After several years of talking about it. I’m so EXCITED to share that next month, Mom and I will be taking our annual “big trip” to Switzerland to recreate as much of her original trip as we can over the span of one week. I can’t wait to experience a new-to-me country through her memories as a 19-year-old. Whenever I think about this trip for us, I am filled with overwhelming amounts of gratitude because I understand how rare it is to be able to do something like this with a parent. I’m especially excited to do this before I get married because I do get the sense that my Mom may wonder where she will fit into my life after marriage, and I want her to know that she will always remain a priority. So much so that I told her I’d rather take this trip together than have a bridal shower lol 😂
I can’t wait to share more about what we have planned for the trip and how it goes over the next few weeks. To be clear, for those of you reading this who feel like you’ll never be able to travel with your parents for whatever reason, please know that my Mom and I have had our travel challenges as well. I don’t want to make it seem like our travels together are always rainbows and butterflies. We’ve had to work through physical limitations, differences in opinion, her feeling like I was being too reckless in the activities that I wanted to do and me feeling like I didn't come all this way to sit in the hotel room or be treated like a child lol. It has taken lots and lots of communication, crying fits and patience for us to get to where we are now with our trips together, so if you feel like traveling with a parent may not be in the cards for you mentally or emotionally, trust me, I get it.

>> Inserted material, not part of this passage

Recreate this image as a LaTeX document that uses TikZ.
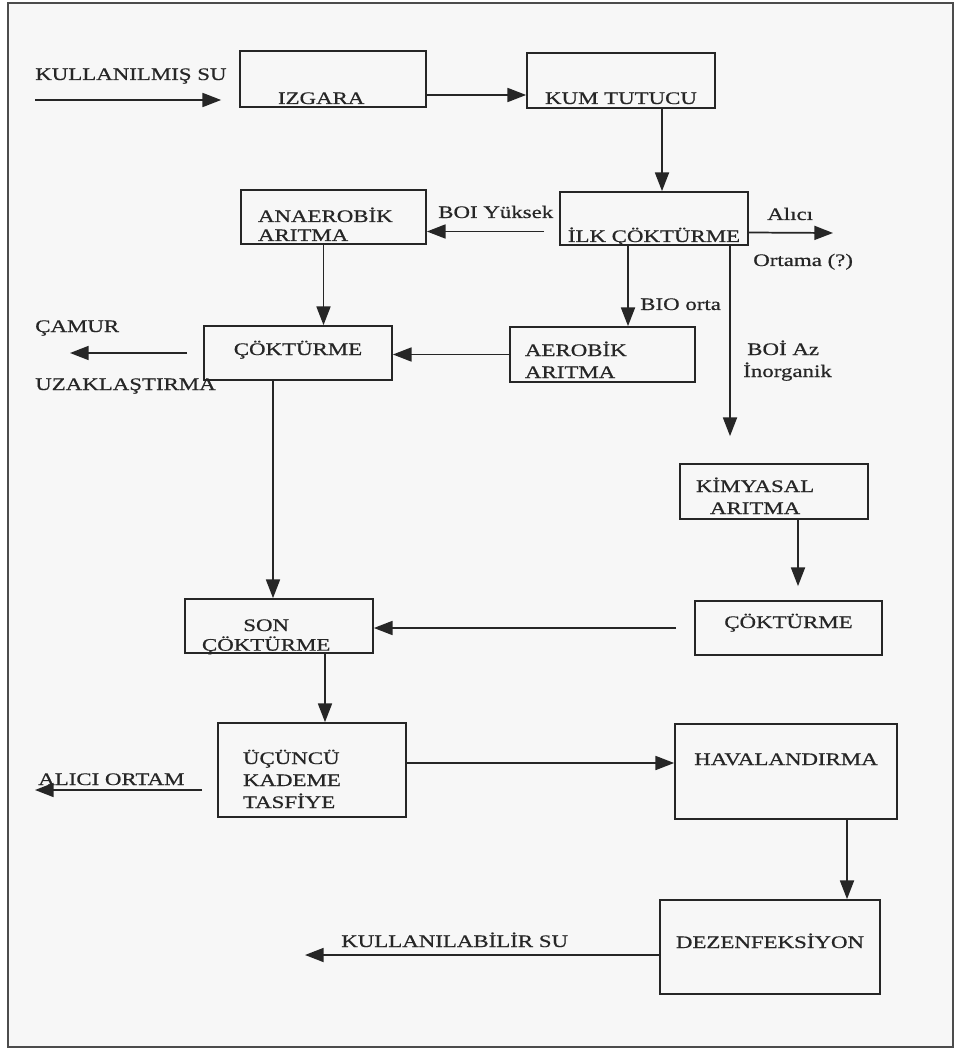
\documentclass[tikz,border=0pt]{standalone}
\usepackage{fontspec}
\setmainfont{Liberation Serif}[FakeStretch=1.3, FakeBold=0.6]
\usetikzlibrary{arrows.meta}
\newlength{\pix}
\setlength{\pix}{0.75pt}

\begin{document}
\begin{tikzpicture}[
    x=0.75pt,
    y=-0.75pt,
    font=\fontsize{13.2}{15.75}\selectfont,
    color=black!85,
    box/.style = {
      shape=rectangle,
      draw,
      line width=1.3pt,
      inner xsep=3pt,
      inner ysep=2pt,
      align=center
    },
    boxsize/.style 2 args = {minimum width=#1\pix, minimum height=#2\pix},
    textdown/.style = {text height=#1\pix, text depth=0pt, inner ysep=0pt},
    textup/.style = {text height=0pt, text depth=#1\pix, inner ysep=0pt},
    rows/.style = {font=\fontsize{13.2}{#1}\selectfont},
    leftcol/.style = {text width=#1\pix, align=left},
    tag/.style = {inner sep=0pt, anchor=base west},
    arr/.style = {draw, line width=1.3pt, -{Triangle[length=14pt,width=10.5pt]}}
    ]

  \useasboundingbox (0,0) rectangle (957,1048);
  \fill[white] (0,0) rectangle (957,1048);
  \draw[black!70, line width=1pt, fill=black!3] (8,3) rectangle (953,1047);

  \node[box, boxsize={186}{56}, textdown=50, leftcol=110] (izgara) at (333,79) {IZGARA};
  \node[box, boxsize={188}{55}, textdown=47] (kum) at (621,80.5) {KUM TUTUCU};
  \node[box, boxsize={185}{54}, textdown=10, rows=14.25, leftcol=151] (anaerob) at (333.5,217)
    {\begin{tabular}[t]{@{}l@{}}ANAEROBİK\\ARITMA\end{tabular}};
  \node[box, boxsize={188}{53}, textdown=47] (ilk) at (654,218.5) {İLK ÇÖKTÜRME};
  \node[box, boxsize={185}{55}, textdown=3, rows=16.5, leftcol=155] (aerob) at (602.5,354.5)
    {\begin{tabular}[t]{@{}l@{}}AEROBİK\\ARITMA\end{tabular}};
  \node[box, boxsize={188}{54}, textdown=4] (cokl) at (298,353) {ÇÖKTÜRME};
  \node[box, boxsize={188}{55}, textdown=1, rows=16.5, leftcol=156] (kimya) at (774,491.5)
    {\begin{tabular}[t]{@{}c@{}}KİMYASAL\\ARITMA\end{tabular}};
  \node[box, boxsize={187}{54}, textdown=0] (cokr) at (788.5,628) {ÇÖKTÜRME};
  \node[box, boxsize={188}{54}, textdown=10, rows=13.5, leftcol=154] (son) at (279,626)
    {\begin{tabular}[t]{@{}c@{}}SON\\ÇÖKTÜRME\end{tabular}};
  \node[box, boxsize={188}{94}, textup=12, rows=16.5, leftcol=138] (ucuncu) at (312,770)
    {\begin{tabular}[t]{@{}l@{}}ÜÇÜNCÜ\\KADEME\\TASFİYE\end{tabular}};
  \node[box, boxsize={222}{95}, textup=13] (hava) at (786,771.5) {HAVALANDIRMA};
  \node[box, boxsize={220}{94}, textdown=2] (dezen) at (770,947) {DEZENFEKSİYON};

  \node[tag] (kullanilmis) at (35,80) {KULLANILMIŞ SU};
  \node[tag] (boiyuksek) at (438,218) {BOI Yüksek};
  \node[tag] (alicitxt) at (767,220) {Alıcı};
  \node[tag] (ortamatxt) at (753,266) {Ortama (?)};
  \node[tag] (bioorta) at (640,310) {BIO orta};
  \node[tag] (camurtxt) at (35,332) {ÇAMUR};
  \node[tag] (uzak) at (35,390) {UZAKLAŞTIRMA};
  \node[tag] (boiaz) at (747,355) {BOİ Az};
  \node[tag] (inorg) at (743,377) {İnorganik};
  \node[tag] (aliciortam) at (38,785) {ALICI ORTAM};
  \node[tag] (kullanilabilir) at (341,947) {KULLANILABİLİR SU};

  \coordinate (giris) at (35,100);
  \coordinate (alici) at (833,233);
  \coordinate (camur) at (70,353);
  \coordinate (ortam) at (35,790);
  \coordinate (kullan) at (305,955);

  \draw[arr, shorten >=18\pix] (giris) -- (giris -| izgara.west);
  \draw[arr] ([yshift=-16\pix]izgara.east) -- ([yshift=-16\pix]izgara.east -| kum.west);
  \draw[arr] ([xshift=41\pix]kum.south) -- ([xshift=41\pix]kum.south |- ilk.north);
  \draw[arr, shorten <=15\pix] ([yshift=-13\pix]ilk.west) -- ([yshift=-13\pix]ilk.west -| anaerob.east);
  \draw[arr] ([yshift=-14\pix]ilk.east) -- (alici);
  \draw[arr] ([xshift=-26\pix]ilk.south) -- ([xshift=-26\pix]ilk.south |- aerob.north);
  \draw[arr, shorten >=27\pix] ([xshift=76\pix]ilk.south) -- ([xshift=76\pix]ilk.south |- kimya.north);
  \draw[arr] ([xshift=-10\pix]anaerob.south) -- ([xshift=-10\pix]anaerob.south |- cokl.north);
  \draw[arr] (aerob.west) -- (aerob.west -| cokl.east);
  \draw[arr, shorten <=16\pix] (cokl.west) -- (camur);
  \draw[arr] ([xshift=-6\pix]son.north |- cokl.south) -- ([xshift=-6\pix]son.north);
  \draw[arr, shorten >=14\pix] ([xshift=24\pix]kimya.south) -- ([xshift=24\pix]kimya.south |- cokr.north);
  \draw[arr, shorten <=18\pix] (cokr.west) -- (cokr.west -| son.east);
  \draw[arr] ([xshift=46\pix]son.south) -- ([xshift=46\pix]son.south |- ucuncu.north);
  \draw[arr, shorten <=15\pix] ([yshift=-20\pix]ucuncu.west) -- (ortam);
  \draw[arr] ([yshift=7\pix]ucuncu.east) -- ([yshift=7\pix]ucuncu.east -| hava.west);
  \draw[arr] ([xshift=61\pix]hava.south) -- ([xshift=61\pix]hava.south |- dezen.north);
  \draw[arr] ([yshift=-8\pix]dezen.west) -- (kullan);

\end{tikzpicture}
\end{document}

That said, have you either successfully or unsuccessfully taken a trip with a parent? I want to hear about it in the comments. If you have any Geneva, Zurich or Lucerne travel recs for us, please drop them in the comments as well.
Finally, I’m so happy to share that I was recently accepted as a ShopMy Curator, so now you all can shop my personal favorite travel products.* If you all want to know more about some of the tactics and products that have helped Mom and I to travel together relatively smoothly, I’d be happy to share more. Thanks, as always, for reading.

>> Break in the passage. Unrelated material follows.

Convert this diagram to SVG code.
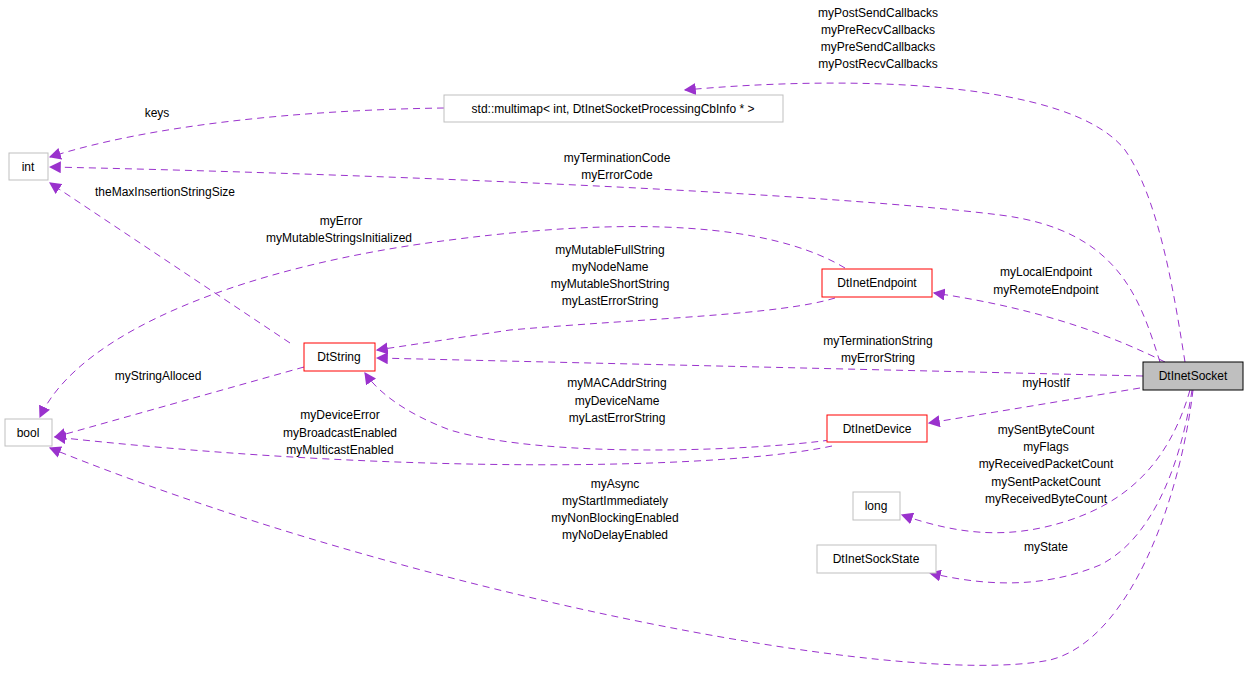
<svg xmlns="http://www.w3.org/2000/svg" width="1248" height="673" viewBox="0 0 1248 673">
<defs>
<marker id="a" viewBox="0 0 10 10" refX="9" refY="5" markerWidth="12" markerHeight="12" markerUnits="userSpaceOnUse" orient="auto"><path d="M0,0 L10,5 L0,10 z" fill="#9a32cd"/></marker>
<style>
text{font-family:"Liberation Sans",Arial,sans-serif;font-size:12px;fill:#000;text-anchor:middle}
.g rect{fill:#fff;stroke:#bfbfbf}
.r rect{fill:#fff;stroke:#ff0000}
#edges path{fill:none;stroke:#9a32cd;stroke-dasharray:7,5;marker-end:url(#a)}
</style>
</defs>
<rect width="1248" height="673" fill="#fff"/>
<g id="edges">
<path d="M1185,362 C1175,300 1160,200 1125,150 C1070,80 850,75 685,90"/>
<path d="M1160,362 C1140,300 1120,230 1000,215 C800,190 300,172 50,167"/>
<path d="M444,108 C300,110 150,125 50,157"/>
<path d="M290,343 L50,183"/>
<path d="M845,268 C790,235 680,210 450,240 C250,265 80,330 40,417"/>
<path d="M835,298 C780,315 650,318 510,330 L377,350"/>
<path d="M1165,362 C1120,340 1050,310 934,293"/>
<path d="M1143,376 L377,358"/>
<path d="M304,367 L55,437"/>
<path d="M1140,388 L929,423"/>
<path d="M830,440 C760,450 550,460 450,430 C410,415 380,395 365,373"/>
<path d="M832,446 C720,470 400,475 55,437"/>
<path d="M1190,390 C1170,460 1130,500 1070,520 C1010,540 960,535 902,515"/>
<path d="M1192,390 C1180,470 1150,540 1100,565 C1040,590 980,585 930,573"/>
<path d="M1193,390 C1180,500 1130,640 1050,660 C900,690 400,590 50,448"/>
</g>
<g id="labels">
<text x="878" y="17">myPostSendCallbacks</text>
<text x="878" y="34">myPreRecvCallbacks</text>
<text x="878" y="51">myPreSendCallbacks</text>
<text x="878" y="68">myPostRecvCallbacks</text>
<text x="157" y="117">keys</text>
<text x="617" y="162">myTerminationCode</text>
<text x="617" y="179">myErrorCode</text>
<text x="165" y="196">theMaxInsertionStringSize</text>
<text x="341" y="225">myError</text>
<text x="339" y="242">myMutableStringsInitialized</text>
<text x="610" y="254">myMutableFullString</text>
<text x="610" y="271">myNodeName</text>
<text x="610" y="288">myMutableShortString</text>
<text x="610" y="305">myLastErrorString</text>
<text x="1046" y="276">myLocalEndpoint</text>
<text x="1046" y="294">myRemoteEndpoint</text>
<text x="878" y="345">myTerminationString</text>
<text x="878" y="362">myErrorString</text>
<text x="158" y="380">myStringAlloced</text>
<text x="1046" y="387">myHostIf</text>
<text x="617" y="387">myMACAddrString</text>
<text x="617" y="405">myDeviceName</text>
<text x="617" y="422">myLastErrorString</text>
<text x="340" y="419">myDeviceError</text>
<text x="340" y="437">myBroadcastEnabled</text>
<text x="340" y="454">myMulticastEnabled</text>
<text x="1046" y="434">mySentByteCount</text>
<text x="1046" y="451">myFlags</text>
<text x="1046" y="468">myReceivedPacketCount</text>
<text x="1046" y="486">mySentPacketCount</text>
<text x="1046" y="503">myReceivedByteCount</text>
<text x="615" y="488">myAsync</text>
<text x="615" y="505">myStartImmediately</text>
<text x="615" y="522">myNonBlockingEnabled</text>
<text x="615" y="539">myNoDelayEnabled</text>
<text x="1046" y="551">myState</text>
</g>
<g id="DtInetSocket"><rect x="1143" y="362" width="100" height="28" fill="#bfbfbf" stroke="#000"/><text x="1193" y="380">DtInetSocket</text></g>
<g id="multimap" class="g"><rect x="444" y="95" width="339" height="27"/><text x="613" y="113">std::multimap&lt; int, DtInetSocketProcessingCbInfo * &gt;</text></g>
<g id="int" class="g"><rect x="9" y="153" width="39" height="27"/><text x="28" y="171">int</text></g>
<g id="bool" class="g"><rect x="5" y="419" width="47" height="27"/><text x="28" y="437">bool</text></g>
<g id="DtString" class="r"><rect x="304" y="343" width="71" height="28"/><text x="339" y="361">DtString</text></g>
<g id="DtInetEndpoint" class="r"><rect x="822" y="269" width="110" height="28"/><text x="877" y="287">DtInetEndpoint</text></g>
<g id="DtInetDevice" class="r"><rect x="827" y="415" width="100" height="27"/><text x="877" y="433">DtInetDevice</text></g>
<g id="long" class="g"><rect x="853" y="492" width="47" height="28"/><text x="876" y="510">long</text></g>
<g id="DtInetSockState" class="g"><rect x="817" y="545" width="119" height="28"/><text x="876" y="563">DtInetSockState</text></g>
</svg>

*Some of the links on this page are affiliate links, which means I may earn a small commission if you make a purchase — at no extra cost to you. I only recommend products I truly love or use myself.




Shayla, this is such a wonderful essay. I love that you and your mother have this ritual. When I was younger, I traveled with my parents. My father passed and my mom and I no longer speak but I hold on to those sweet memories. I can’t wait to read about Switzerland! My husband and I will be there in Feb to ski!
I loved reading this and seeing others successfully travel with their parents. Your mom was a renegade, and her getting to go to Switzerland at that time is probably a story in itself! I've saved up to send my parents on a trip together, but my next goal is to go with them.